Frequently Asked Questions

I recently became an NRI and still have my old resident savings account with money I earned while working in India. Should I convert it to NRE or NRO?
Under FEMA regulations, once you become a non-resident, you are generally required to either close your resident savings account or convert it - and funds representing income earned in India (such as salary earned while you were a resident, or other India-sourced income) should typically go into an NRO account, not an NRE account. NRE accounts are meant for foreign income remitted from abroad. Interest on the NRO account holding these India-sourced funds would be taxable.
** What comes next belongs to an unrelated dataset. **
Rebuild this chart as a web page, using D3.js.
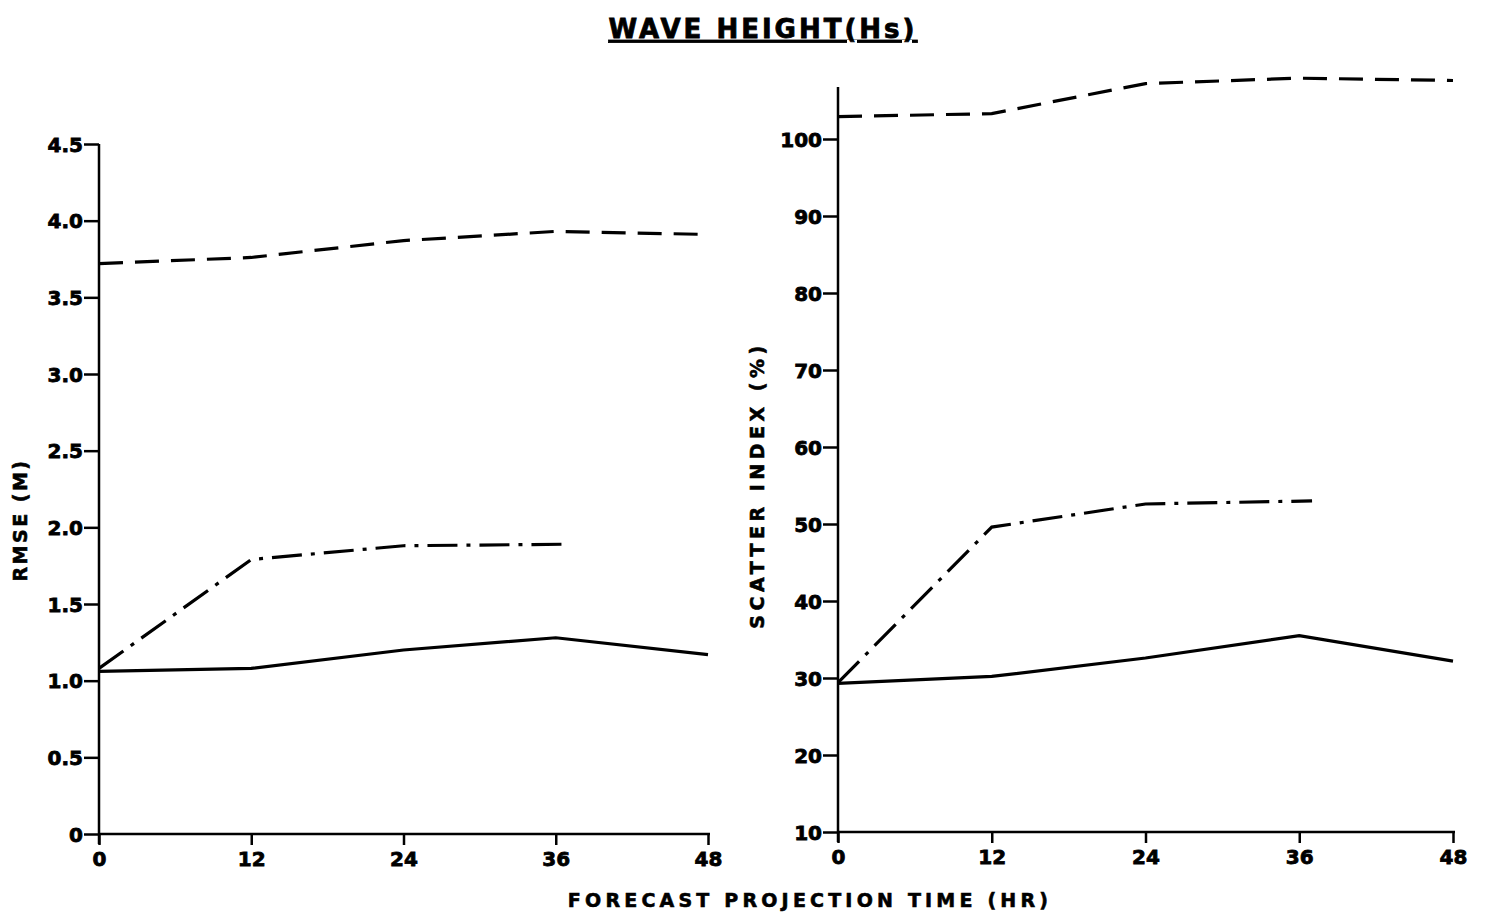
<!DOCTYPE html>
<html><head><meta charset="utf-8">
<script src="https://cdn.jsdelivr.net/npm/d3@7"></script>
<style>body{margin:0;background:#fff}text{font-family:"DejaVu Sans",sans-serif;font-weight:bold;fill:#000}</style>
</head><body><svg id="c" width="1490" height="913"></svg>
<script>
const hours = [0, 12, 24, 36, 48];
const xTickLabels = ["0", "12", "24", "36", "48"];
const rmseTicks = [0, 0.5, 1.0, 1.5, 2.0, 2.5, 3.0, 3.5, 4.0, 4.5];
const rmseTickLabels = ["0", "0.5", "1.0", "1.5", "2.0", "2.5", "3.0", "3.5", "4.0", "4.5"];
const siTicks = [10, 20, 30, 40, 50, 60, 70, 80, 90, 100];
const siTickLabels = ["10", "20", "30", "40", "50", "60", "70", "80", "90", "100"];

const rmseDashedX = [0, 12, 24, 36, 48];
const rmseDashed = [3.72, 3.76, 3.87, 3.93, 3.91];
const rmseDashDotX = [0, 12, 24, 37];
const rmseDashDot = [1.08, 1.79, 1.88, 1.89];
const rmseSolidX = [0, 12, 24, 36, 48];
const rmseSolid = [1.06, 1.08, 1.20, 1.28, 1.17];

const siDashedX = [0, 12, 24, 36, 48];
const siDashed = [102.9, 103.3, 107.2, 107.9, 107.6];
const siDashDotX = [0, 12, 24, 37];
const siDashDot = [29.4, 49.6, 52.6, 53.0];
const siSolidX = [0, 12, 24, 36, 48];
const siSolid = [29.3, 30.2, 32.6, 35.5, 32.2];

const svg = d3.select("#c");
const styles = {dashed: "24,12", dashdot: "30,9,4,9", solid: null};

function panel(o) {
  const x = d3.scaleLinear().domain([0, 48]).range(o.xr);
  const y = d3.scaleLinear().domain(o.yd).range(o.yr);
  const g = svg.append("g");
  const ya = d3.axisLeft(y).tickValues(o.yt).tickFormat((d, i) => o.ytl[i]).tickSize(15).tickSizeOuter(0);
  const yg = g.append("g").attr("transform", `translate(${o.xr[0]},0)`).call(ya);
  yg.select(".domain").remove();
  g.append("line").attr("x1", o.xr[0]).attr("x2", o.xr[0]).attr("y1", o.ytop).attr("y2", o.yr[0] + 10)
    .attr("stroke", "#000").attr("stroke-width", 2.5);
  yg.selectAll(".tick line").attr("stroke-width", 2.5);
  yg.selectAll(".tick text").attr("font-size", 20).attr("x", -16).attr("dy", "0.36em").attr("y", 0)
    .attr("stroke", "#000").attr("stroke-width", 0.8);
  const xa = d3.axisBottom(x).tickValues(hours).tickFormat((d, i) => xTickLabels[i]).tickSize(11).tickSizeOuter(0);
  const xg = g.append("g").attr("transform", `translate(0,${o.yr[0]})`).call(xa);
  xg.select(".domain").remove();
  g.append("line").attr("x1", o.xr[0]).attr("x2", o.xr[1] + 2).attr("y1", o.yr[0]).attr("y2", o.yr[0])
    .attr("stroke", "#000").attr("stroke-width", 2.5);
  xg.selectAll(".tick line").attr("stroke-width", 2.5);
  xg.selectAll(".tick text").attr("font-size", 20).attr("y", 18).attr("dy", "0.71em")
    .attr("stroke", "#000").attr("stroke-width", 0.8);
  const line = d3.line().x(d => x(d[0])).y(d => y(d[1]));
  o.series.forEach(s => {
    g.append("path").datum(s.xs.map((v, i) => [v, s.ys[i]]))
      .attr("d", line).attr("fill", "none").attr("stroke", "#000").attr("stroke-width", 3.2)
      .attr("stroke-dasharray", styles[s.style]);
  });
  g.append("text").attr("transform", `translate(${o.lx},${o.ly}) rotate(-90)`)
    .attr("text-anchor", "middle").attr("font-size", o.lfs).attr("letter-spacing", o.lls)
    .attr("stroke", "#000").attr("stroke-width", 0.6).text(o.label);
}

panel({xr: [99, 708], yd: [0, 4.5], yr: [834, 144], ytop: 144, yt: rmseTicks, ytl: rmseTickLabels,
  lx: 27, ly: 520, label: "RMSE (M)", lfs: 19, lls: 2.5,
  series: [{xs: rmseDashedX, ys: rmseDashed, style: "dashed"},
           {xs: rmseDashDotX, ys: rmseDashDot, style: "dashdot"},
           {xs: rmseSolidX, ys: rmseSolid, style: "solid"}]});

panel({xr: [838, 1453], yd: [10, 100], yr: [832, 139], ytop: 87, yt: siTicks, ytl: siTickLabels,
  lx: 764, ly: 485, label: "SCATTER INDEX (%)", lfs: 19, lls: 4.5,
  series: [{xs: siDashedX, ys: siDashed, style: "dashed"},
           {xs: siDashDotX, ys: siDashDot, style: "dashdot"},
           {xs: siSolidX, ys: siSolid, style: "solid"}]});

svg.append("text").attr("x", 763).attr("y", 38).attr("text-anchor", "middle").attr("font-size", 26)
  .attr("letter-spacing", 3).attr("text-decoration", "underline")
  .attr("stroke", "#000").attr("stroke-width", 0.8).text("WAVE HEIGHT(Hs)");
svg.append("text").attr("x", 810).attr("y", 907).attr("text-anchor", "middle").attr("font-size", 19)
  .attr("letter-spacing", 4.2).attr("stroke", "#000").attr("stroke-width", 0.6)
  .text("FORECAST PROJECTION TIME (HR)");
</script></body></html>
It's advisable to inform your bank promptly about your change in residential status so they can guide you through the correct account conversion process.
Is the interest on my NRE Fixed Deposit completely tax-free forever, even after I return to India permanently?
The exemption on NRE account interest applies as long as you continue to qualify as a 'person resident outside India' under FEMA (broadly, while you maintain NRI status). Once you return to India and your residential status changes to 'resident' (and your accounts are reclassified accordingly, typically to resident accounts), the exemption for NRE interest would no longer apply going forward - interest earned after your status changes would be taxed like any other resident's interest income. It's important to inform your bank promptly when your residential status changes, as account reclassification (e.g., NRE to resident account, or RFC account for returning NRIs in some cases) has its own rules and timelines.
My bank deducted 30% TDS on my NRO FD interest, but my country of residence has a DTAA with India specifying a 10% rate. I didn't submit the TRC in time. Can I still get the excess TDS back?
Yes. Even if the bank deducted TDS at the default 30% rate because you didn't submit the Tax Residency Certificate (TRC) and Form 10F before the interest was credited, you can still claim the benefit of the lower DTAA rate when you file your Income Tax Return in India for that year - by reporting the income, computing tax as per the DTAA rate (with appropriate disclosures), and claiming the excess TDS deducted (30% minus the DTAA rate, in this case 20 percentage points) as a refund. For future years, submitting the TRC and Form 10F to the bank in advance is the better approach, as it avoids the higher upfront deduction and the need to wait for a refund.